Salah satu hasil kerja FIHRSST yang penting adalah “Studi Laporan Keberlanjutan Perusahaan Publik di Indonesia”. Laporan yang dilansir tahun 2019 ini bertujuan untuk mendorong pelaporan aspek keberlanjutan yang meliputi aspek ekonomi, lingkungan, dan sosial oleh seluruh perusahaan publik di Indonesia.

Salah satu temuan menarik yang terungkap dalam laporan tersebut adalah masih minimnya pelaporan kebijakan dan praktik penghormatan HAM oleh Perusahaan. Laporan FIHRRST mencatat hanya 9% dari 67 Laporan Keberlanjutan tahun 2019 yang telah mengungkapkan adanya kebijakan HAM perusahaan.

Temuan ini berbeda jauh dari tren pelaporan keberlanjutan global, dimana mayoritas telah mengungkapkan kebijakan dan praktik penghormatan HAM oleh perusahaan.

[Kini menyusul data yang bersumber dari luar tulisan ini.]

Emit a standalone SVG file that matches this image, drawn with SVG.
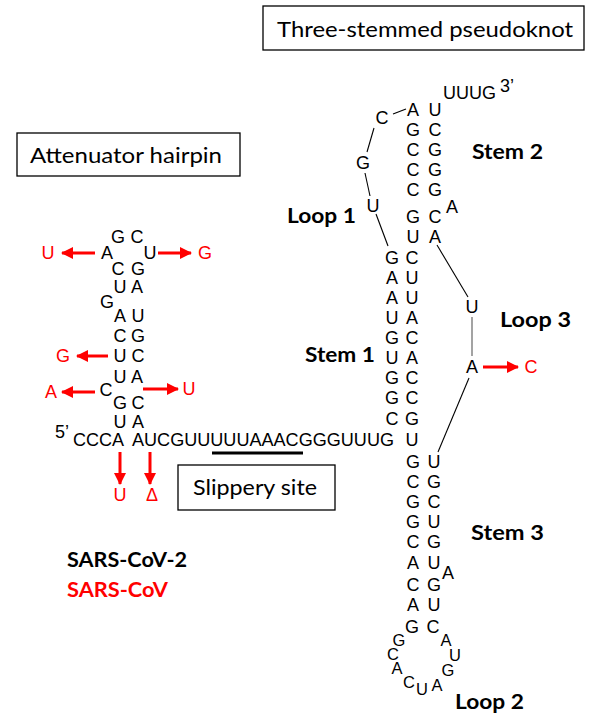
<svg xmlns="http://www.w3.org/2000/svg" width="592" height="714" viewBox="0 0 592 714">
<defs>
<style>
.n{font-family:"Liberation Sans",Arial,sans-serif;font-size:18px;text-anchor:middle;fill:#000}
.s{font-family:"Liberation Sans",Arial,sans-serif;font-size:18px;fill:#000}
.k{font-size:16.5px}
.r{fill:#ff0000}
.lb{font-family:Lato,"Open Sans",sans-serif;font-weight:bold;font-size:21px;fill:#000}
.bx{font-family:Lato,"Open Sans",sans-serif;font-size:22px;fill:#000}
.box{fill:#fff;stroke:#000;stroke-width:1.3}
.ln{stroke:#000;stroke-width:1.1;fill:none}
.ar{stroke:#ff0000;stroke-width:3;fill:none;marker-end:url(#ah)}
</style>
<marker id="ah" markerUnits="userSpaceOnUse" markerWidth="12" markerHeight="12" refX="11" refY="6" orient="auto">
<path d="M0,0 L12,6 L0,12 Z" fill="#ff0000"/>
</marker>
</defs>
<rect width="592" height="714" fill="#fff"/>

<g id="box-pseudoknot">
<rect class="box" x="263" y="6" width="321" height="44"/>
<text class="bx" x="277" y="37" textLength="296" lengthAdjust="spacingAndGlyphs">Three-stemmed pseudoknot</text>
</g>
<g id="box-hairpin">
<rect class="box" x="17" y="133" width="223" height="43"/>
<text class="bx" x="30" y="163" textLength="192" lengthAdjust="spacingAndGlyphs">Attenuator hairpin</text>
</g>
<g id="box-slippery">
<rect class="box" x="178" y="465" width="157" height="45"/>
<text class="bx" x="193" y="495" textLength="124" lengthAdjust="spacingAndGlyphs">Slippery site</text>
</g>

<g id="connectors">
<line class="ln" x1="393" y1="114" x2="406" y2="109"/>
<line class="ln" x1="374" y1="128" x2="367" y2="152"/>
<line class="ln" x1="365" y1="173" x2="370" y2="196"/>
<line class="ln" x1="376" y1="214" x2="388" y2="246"/>
<line class="ln" x1="437" y1="245" x2="468" y2="297"/>
<line x1="472" y1="317" x2="472" y2="356" stroke="#666" stroke-width="1.2"/>
<line class="ln" x1="469" y1="378" x2="438" y2="452"/>
<line x1="212" y1="453" x2="303" y2="453" stroke="#000" stroke-width="3"/>
<line class="ar" x1="95" y1="253" x2="62" y2="253"/>
<line class="ar" x1="158" y1="253" x2="191" y2="253"/>
<line class="ar" x1="108" y1="356" x2="77" y2="356"/>
<line class="ar" x1="95" y1="392" x2="62" y2="392"/>
<line class="ar" x1="143" y1="389" x2="178" y2="389"/>
<line class="ar" x1="120" y1="452" x2="120" y2="484"/>
<line class="ar" x1="150" y1="452" x2="150" y2="484"/>
<line class="ar" x1="483" y1="367" x2="518" y2="367"/>
</g>

<g id="hairpin">
<text class="n" x="118" y="243">G</text><text class="n" x="137" y="243">C</text>
<text class="n" x="107" y="259">A</text><text class="n" x="150" y="259">U</text>
<text class="n" x="118" y="275">C</text><text class="n" x="138" y="275">G</text>
<text class="n" x="120" y="293">U</text><text class="n" x="137" y="293">A</text>
<text class="n" x="107" y="308">G</text>
<text class="n" x="120" y="322">A</text><text class="n" x="138" y="322">U</text>
<text class="n" x="120" y="342">C</text><text class="n" x="138" y="342">G</text>
<text class="n" x="120" y="362">U</text><text class="n" x="138" y="362">C</text>
<text class="n" x="120" y="383">U</text><text class="n" x="137" y="383">A</text>
<text class="n" x="106" y="396">C</text>
<text class="n" x="120" y="409">G</text><text class="n" x="138" y="409">C</text>
<text class="n" x="120" y="428">U</text><text class="n" x="138" y="428">A</text>
<text class="s" x="55" y="438" font-size="17">5’</text>
<text class="s" x="73" y="446">CCCA</text>
<text class="s" x="132" y="446" textLength="262" lengthAdjust="spacingAndGlyphs">AUCGUUUUUAAACGGGUUUG</text>
</g>

<g id="mutations">
<text class="n r" x="48" y="259">U</text>
<text class="n r" x="205" y="259">G</text>
<text class="n r" x="63" y="362">G</text>
<text class="n r" x="51" y="398">A</text>
<text class="n r" x="189" y="395">U</text>
<text class="n r" x="120" y="501">U</text>
<text class="n r" x="152" y="501" font-size="16">Δ</text>
<text class="n r" x="531" y="373">C</text>
</g>

<g id="stem2">
<text class="n" x="413" y="116">A</text><text class="n" x="435" y="116">U</text>
<text class="n" x="413" y="136">G</text><text class="n" x="435" y="136">C</text>
<text class="n" x="413" y="156">C</text><text class="n" x="435" y="156">G</text>
<text class="n" x="413" y="176">C</text><text class="n" x="435" y="176">G</text>
<text class="n" x="413" y="196">C</text><text class="n" x="435" y="196">G</text>
<text class="n" x="413" y="223">G</text><text class="n" x="435" y="223">C</text>
<text class="n" x="413" y="243">U</text><text class="n" x="435" y="243">A</text>
<text class="n" x="452" y="213">A</text>
<text class="s" x="443" y="99">UUUG</text>
<text class="s" x="500" y="92" font-size="15">3’</text>
</g>

<g id="loop1">
<text class="n" x="382" y="124">C</text>
<text class="n" x="363" y="169">G</text>
<text class="n" x="373" y="212">U</text>
</g>

<g id="stem1">
<text class="n" x="392" y="264">G</text><text class="n" x="412" y="264">C</text>
<text class="n" x="392" y="284">A</text><text class="n" x="412" y="284">U</text>
<text class="n" x="392" y="304">A</text><text class="n" x="412" y="304">U</text>
<text class="n" x="392" y="324">U</text><text class="n" x="412" y="324">A</text>
<text class="n" x="392" y="344">G</text><text class="n" x="412" y="344">C</text>
<text class="n" x="392" y="364">U</text><text class="n" x="412" y="364">A</text>
<text class="n" x="392" y="384">G</text><text class="n" x="412" y="384">C</text>
<text class="n" x="392" y="404">G</text><text class="n" x="412" y="404">C</text>
<text class="n" x="392" y="425">C</text><text class="n" x="412" y="425">G</text>
<text class="n" x="412" y="446">U</text>
</g>

<g id="loop3">
<text class="n" x="472" y="313">U</text>
<text class="n" x="472" y="373">A</text>
</g>

<g id="stem3">
<text class="n" x="413" y="468">G</text><text class="n" x="434" y="468">U</text>
<text class="n" x="413" y="488">C</text><text class="n" x="434" y="488">G</text>
<text class="n" x="413" y="508">G</text><text class="n" x="434" y="508">C</text>
<text class="n" x="413" y="528">G</text><text class="n" x="434" y="528">U</text>
<text class="n" x="413" y="548">C</text><text class="n" x="434" y="548">G</text>
<text class="n" x="413" y="569">A</text><text class="n" x="434" y="569">U</text>
<text class="n" x="448" y="579">A</text>
<text class="n" x="413" y="591">C</text><text class="n" x="434" y="591">G</text>
<text class="n" x="413" y="611">A</text><text class="n" x="434" y="611">U</text>
<text class="n" x="412" y="633">G</text><text class="n" x="433" y="633">C</text>
</g>

<g id="loop2">
<text class="n k" x="399" y="646">G</text>
<text class="n k" x="393" y="660">C</text>
<text class="n k" x="397" y="674">A</text>
<text class="n k" x="409" y="688">C</text>
<text class="n k" x="422" y="695">U</text>
<text class="n k" x="437" y="691">A</text>
<text class="n k" x="448" y="676">G</text>
<text class="n k" x="455" y="661">U</text>
<text class="n k" x="446" y="646">A</text>
</g>

<g id="labels">
<text class="lb" x="472" y="159" textLength="71" lengthAdjust="spacingAndGlyphs">Stem 2</text>
<text class="lb" x="287" y="223" textLength="69" lengthAdjust="spacingAndGlyphs">Loop 1</text>
<text class="lb" x="500" y="327" textLength="71" lengthAdjust="spacingAndGlyphs">Loop 3</text>
<text class="lb" x="305" y="362" textLength="70" lengthAdjust="spacingAndGlyphs">Stem 1</text>
<text class="lb" x="471" y="540" textLength="73" lengthAdjust="spacingAndGlyphs">Stem 3</text>
<text class="lb" x="455" y="709" textLength="69" lengthAdjust="spacingAndGlyphs">Loop 2</text>
<text class="lb" x="67" y="567" textLength="120" lengthAdjust="spacingAndGlyphs">SARS-CoV-2</text>
<text class="lb" x="67" y="597" style="fill:#ff0000" textLength="101" lengthAdjust="spacingAndGlyphs">SARS-CoV</text>
</g>
</svg>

Dimana berdasarkan survei tahun 2017 atas perusahaan Fortune Global 500 disimpulkan bahwa 2/3 dari perusahaan tersebut telah memiliki kebijakan HAM.

Berangkat dari temuan studi tersebut, FIHRRST merekomendasikan kepada perusahaan publik di Indonesia untuk segera menyusun kebijakan dan prosedur penghormatan HAM agar dapat bersaing dengan perusahaan global dan memenuhi standar internasional penyusunan laporan keberlanjutan.